## BEGIN

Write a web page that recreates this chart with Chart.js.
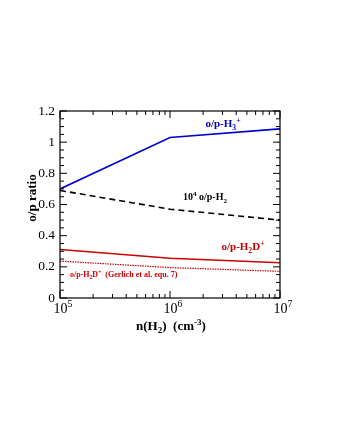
<!DOCTYPE html>
<html>
<head>
<meta charset="utf-8">
<script src="https://cdn.jsdelivr.net/npm/chart.js@4"></script>
<style>
  html, body { margin: 0; padding: 0; background: #fff; }
  #wrap { width: 337px; height: 436px; }
</style>
</head>
<body>
<div id="wrap"><canvas id="ratioChart" width="337" height="436"></canvas></div>
<script>
const densities = [1e5, 1e6, 1e7];
const opH3 = [0.70, 1.03, 1.085];
const opH2 = [0.69, 0.57, 0.50];
const opH2D = [0.312, 0.255, 0.227];
const opH2DGerlich = [0.237, 0.195, 0.171];
const yTicks = [0, 0.2, 0.4, 0.6, 0.8, 1, 1.2];
const yTickLabels = ["0", "0.2", "0.4", "0.6", "0.8", "1", "1.2"];
const xExponents = [5, 6, 7];

const FONT = "'Liberation Serif', 'Times New Roman', serif";

function pts(ys) {
    return densities.map((x, i) => ({ x: x, y: ys[i] }));
}

// draws text with sub/superscript pieces: [text, mode] where mode is "", "sub", "sup"
function richText(ctx, parts, x, y, size, bold, color, align) {
    const w = parts.reduce((s, p) => {
        ctx.font = (bold ? "bold " : "") + (p[1] ? size * 0.7 : size) + "px " + FONT;
        return s + ctx.measureText(p[0]).width;
    }, 0);
    let cx = align === "center" ? x - w / 2 : (align === "right" ? x - w : x);
    ctx.fillStyle = color;
    ctx.textAlign = "left";
    ctx.textBaseline = "alphabetic";
    parts.forEach(p => {
        const sz = p[1] ? size * 0.7 : size;
        ctx.font = (bold ? "bold " : "") + sz + "px " + FONT;
        let dy = 0;
        if (p[1] === "sup") dy = -size * 0.4;
        if (p[1] === "sub") dy = size * 0.25;
        ctx.fillText(p[0], cx, y + dy);
        cx += ctx.measureText(p[0]).width;
    });
}

const framePlugin = {
    id: "frame",
    afterDraw(chart) {
        const ctx = chart.ctx;
        const a = chart.chartArea;
        const xs = chart.scales.x, ys = chart.scales.y;
        ctx.save();
        ctx.strokeStyle = "#000";
        ctx.lineWidth = 1.2;
        ctx.strokeRect(a.left, a.top, a.right - a.left, a.bottom - a.top);

        // y ticks (major every 0.2, minor every 0.05), both sides
        ctx.lineWidth = 1;
        for (let v = 0; v <= 1.2001; v += 0.05) {
            const py = ys.getPixelForValue(v);
            const major = Math.abs(v / 0.2 - Math.round(v / 0.2)) < 1e-6;
            const len = major ? 7 : 4;
            ctx.beginPath();
            ctx.moveTo(a.left, py); ctx.lineTo(a.left + len, py);
            ctx.moveTo(a.right, py); ctx.lineTo(a.right - len, py);
            ctx.stroke();
        }
        // x ticks (log), both sides
        for (let e = 5; e <= 7; e++) {
            for (let m = 1; m <= 9; m++) {
                if (e === 7 && m > 1) break;
                const px = xs.getPixelForValue(m * Math.pow(10, e));
                const len = m === 1 ? 7 : 4;
                ctx.beginPath();
                ctx.moveTo(px, a.bottom); ctx.lineTo(px, a.bottom - len);
                ctx.moveTo(px, a.top); ctx.lineTo(px, a.top + len);
                ctx.stroke();
            }
        }

        // y tick labels
        ctx.fillStyle = "#000";
        ctx.font = "13.5px " + FONT;
        ctx.textAlign = "right";
        ctx.textBaseline = "middle";
        yTicks.forEach((v, i) => {
            ctx.fillText(yTickLabels[i], a.left - 5, ys.getPixelForValue(v));
        });
        // x tick labels 10^n
        xExponents.forEach(e => {
            const px = xs.getPixelForValue(Math.pow(10, e));
            richText(ctx, [["10", ""], [String(e), "sup"]], px + 3, a.bottom + 15, 14, false, "#000", "center");
        });

        // axis titles
        richText(ctx, [["n(H", ""], ["2", "sub"], [")  (cm", ""], ["-3", "sup"], [")", ""]],
            (a.left + a.right) / 2 + 1, a.bottom + 32, 13, true, "#000", "center");
        ctx.save();
        ctx.translate(a.left - 24, 198);
        ctx.rotate(-Math.PI / 2);
        richText(ctx, [["o/p ratio", ""]], 0, 0, 13, true, "#000", "center");
        ctx.restore();

        // curve annotations
        richText(ctx, [["o/p-H", ""], ["3", "sub"], ["+", "sup"]], 223, 127, 11, true, "#0000cc", "center");
        richText(ctx, [["10", ""], ["4", "sup"], [" o/p-H", ""], ["2", "sub"]], 205, 200, 10, true, "#000", "center");
        richText(ctx, [["o/p-H", ""], ["2", "sub"], ["D", ""], ["+", "sup"]], 243, 250, 11, true, "#cc0000", "center");
        richText(ctx, [["o/p-H", ""], ["2", "sub"], ["D", ""], ["+", "sup"], ["  (Gerlich et al. equ. 7)", ""]],
            70, 277, 8, true, "#cc0000", "left");
        ctx.restore();
    }
};

new Chart(document.getElementById("ratioChart").getContext("2d"), {
    type: "line",
    data: {
        datasets: [
            { data: pts(opH3), borderColor: "#0000cc", borderWidth: 1.6 },
            { data: pts(opH2), borderColor: "#000", borderWidth: 1.6, borderDash: [6, 4] },
            { data: pts(opH2D), borderColor: "#cc0000", borderWidth: 1.5 },
            { data: pts(opH2DGerlich), borderColor: "#cc0000", borderWidth: 1.2, borderDash: [1.5, 1] }
        ]
    },
    options: {
        responsive: false,
        animation: false,
        events: [],
        layout: { padding: { left: 60, right: 57, top: 111, bottom: 138 } },
        elements: { point: { radius: 0 }, line: { tension: 0 } },
        plugins: { legend: { display: false }, tooltip: { enabled: false } },
        scales: {
            x: {
                type: "logarithmic", min: 1e5, max: 1e7,
                ticks: { display: false }, grid: { display: false, drawTicks: false }, border: { display: false }
            },
            y: {
                type: "linear", min: 0, max: 1.2,
                ticks: { display: false }, grid: { display: false, drawTicks: false }, border: { display: false }
            }
        }
    },
    plugins: [framePlugin]
});
</script>
</body>
</html>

## END

Short problem — Copy every line of the data word for word, omitting the images.

Final answer —
Write a web page that recreates this chart with Chart.js.
<!DOCTYPE html>
<html>
<head>
<meta charset="utf-8">
<script src="https://cdn.jsdelivr.net/npm/chart.js@4"></script>
<style>
  html, body { margin: 0; padding: 0; background: #fff; }
  #wrap { width: 337px; height: 436px; }
</style>
</head>
<body>
<div id="wrap"><canvas id="ratioChart" width="337" height="436"></canvas></div>
<script>
const densities = [1e5, 1e6, 1e7];
const opH3 = [0.70, 1.03, 1.085];
const opH2 = [0.69, 0.57, 0.50];
const opH2D = [0.312, 0.255, 0.227];
const opH2DGerlich = [0.237, 0.195, 0.171];
const yTicks = [0, 0.2, 0.4, 0.6, 0.8, 1, 1.2];
const yTickLabels = ["0", "0.2", "0.4", "0.6", "0.8", "1", "1.2"];
const xExponents = [5, 6, 7];

const FONT = "'Liberation Serif', 'Times New Roman', serif";

function pts(ys) {
    return densities.map((x, i) => ({ x: x, y: ys[i] }));
}

// draws text with sub/superscript pieces: [text, mode] where mode is "", "sub", "sup"
function richText(ctx, parts, x, y, size, bold, color, align) {
    const w = parts.reduce((s, p) => {
        ctx.font = (bold ? "bold " : "") + (p[1] ? size * 0.7 : size) + "px " + FONT;
        return s + ctx.measureText(p[0]).width;
    }, 0);
    let cx = align === "center" ? x - w / 2 : (align === "right" ? x - w : x);
    ctx.fillStyle = color;
    ctx.textAlign = "left";
    ctx.textBaseline = "alphabetic";
    parts.forEach(p => {
        const sz = p[1] ? size * 0.7 : size;
        ctx.font = (bold ? "bold " : "") + sz + "px " + FONT;
        let dy = 0;
        if (p[1] === "sup") dy = -size * 0.4;
        if (p[1] === "sub") dy = size * 0.25;
        ctx.fillText(p[0], cx, y + dy);
        cx += ctx.measureText(p[0]).width;
    });
}

const framePlugin = {
    id: "frame",
    afterDraw(chart) {
        const ctx = chart.ctx;
        const a = chart.chartArea;
        const xs = chart.scales.x, ys = chart.scales.y;
        ctx.save();
        ctx.strokeStyle = "#000";
        ctx.lineWidth = 1.2;
        ctx.strokeRect(a.left, a.top, a.right - a.left, a.bottom - a.top);

        // y ticks (major every 0.2, minor every 0.05), both sides
        ctx.lineWidth = 1;
        for (let v = 0; v <= 1.2001; v += 0.05) {
            const py = ys.getPixelForValue(v);
            const major = Math.abs(v / 0.2 - Math.round(v / 0.2)) < 1e-6;
            const len = major ? 7 : 4;
            ctx.beginPath();
            ctx.moveTo(a.left, py); ctx.lineTo(a.left + len, py);
            ctx.moveTo(a.right, py); ctx.lineTo(a.right - len, py);
            ctx.stroke();
        }
        // x ticks (log), both sides
        for (let e = 5; e <= 7; e++) {
            for (let m = 1; m <= 9; m++) {
                if (e === 7 && m > 1) break;
                const px = xs.getPixelForValue(m * Math.pow(10, e));
                const len = m === 1 ? 7 : 4;
                ctx.beginPath();
                ctx.moveTo(px, a.bottom); ctx.lineTo(px, a.bottom - len);
                ctx.moveTo(px, a.top); ctx.lineTo(px, a.top + len);
                ctx.stroke();
            }
        }

        // y tick labels
        ctx.fillStyle = "#000";
        ctx.font = "13.5px " + FONT;
        ctx.textAlign = "right";
        ctx.textBaseline = "middle";
        yTicks.forEach((v, i) => {
            ctx.fillText(yTickLabels[i], a.left - 5, ys.getPixelForValue(v));
        });
        // x tick labels 10^n
        xExponents.forEach(e => {
            const px = xs.getPixelForValue(Math.pow(10, e));
            richText(ctx, [["10", ""], [String(e), "sup"]], px + 3, a.bottom + 15, 14, false, "#000", "center");
        });

        // axis titles
        richText(ctx, [["n(H", ""], ["2", "sub"], [")  (cm", ""], ["-3", "sup"], [")", ""]],
            (a.left + a.right) / 2 + 1, a.bottom + 32, 13, true, "#000", "center");
        ctx.save();
        ctx.translate(a.left - 24, 198);
        ctx.rotate(-Math.PI / 2);
        richText(ctx, [["o/p ratio", ""]], 0, 0, 13, true, "#000", "center");
        ctx.restore();

        // curve annotations
        richText(ctx, [["o/p-H", ""], ["3", "sub"], ["+", "sup"]], 223, 127, 11, true, "#0000cc", "center");
        richText(ctx, [["10", ""], ["4", "sup"], [" o/p-H", ""], ["2", "sub"]], 205, 200, 10, true, "#000", "center");
        richText(ctx, [["o/p-H", ""], ["2", "sub"], ["D", ""], ["+", "sup"]], 243, 250, 11, true, "#cc0000", "center");
        richText(ctx, [["o/p-H", ""], ["2", "sub"], ["D", ""], ["+", "sup"], ["  (Gerlich et al. equ. 7)", ""]],
            70, 277, 8, true, "#cc0000", "left");
        ctx.restore();
    }
};

new Chart(document.getElementById("ratioChart").getContext("2d"), {
    type: "line",
    data: {
        datasets: [
            { data: pts(opH3), borderColor: "#0000cc", borderWidth: 1.6 },
            { data: pts(opH2), borderColor: "#000", borderWidth: 1.6, borderDash: [6, 4] },
            { data: pts(opH2D), borderColor: "#cc0000", borderWidth: 1.5 },
            { data: pts(opH2DGerlich), borderColor: "#cc0000", borderWidth: 1.2, borderDash: [1.5, 1] }
        ]
    },
    options: {
        responsive: false,
        animation: false,
        events: [],
        layout: { padding: { left: 60, right: 57, top: 111, bottom: 138 } },
        elements: { point: { radius: 0 }, line: { tension: 0 } },
        plugins: { legend: { display: false }, tooltip: { enabled: false } },
        scales: {
            x: {
                type: "logarithmic", min: 1e5, max: 1e7,
                ticks: { display: false }, grid: { display: false, drawTicks: false }, border: { display: false }
            },
            y: {
                type: "linear", min: 0, max: 1.2,
                ticks: { display: false }, grid: { display: false, drawTicks: false }, border: { display: false }
            }
        }
    },
    plugins: [framePlugin]
});
</script>
</body>
</html>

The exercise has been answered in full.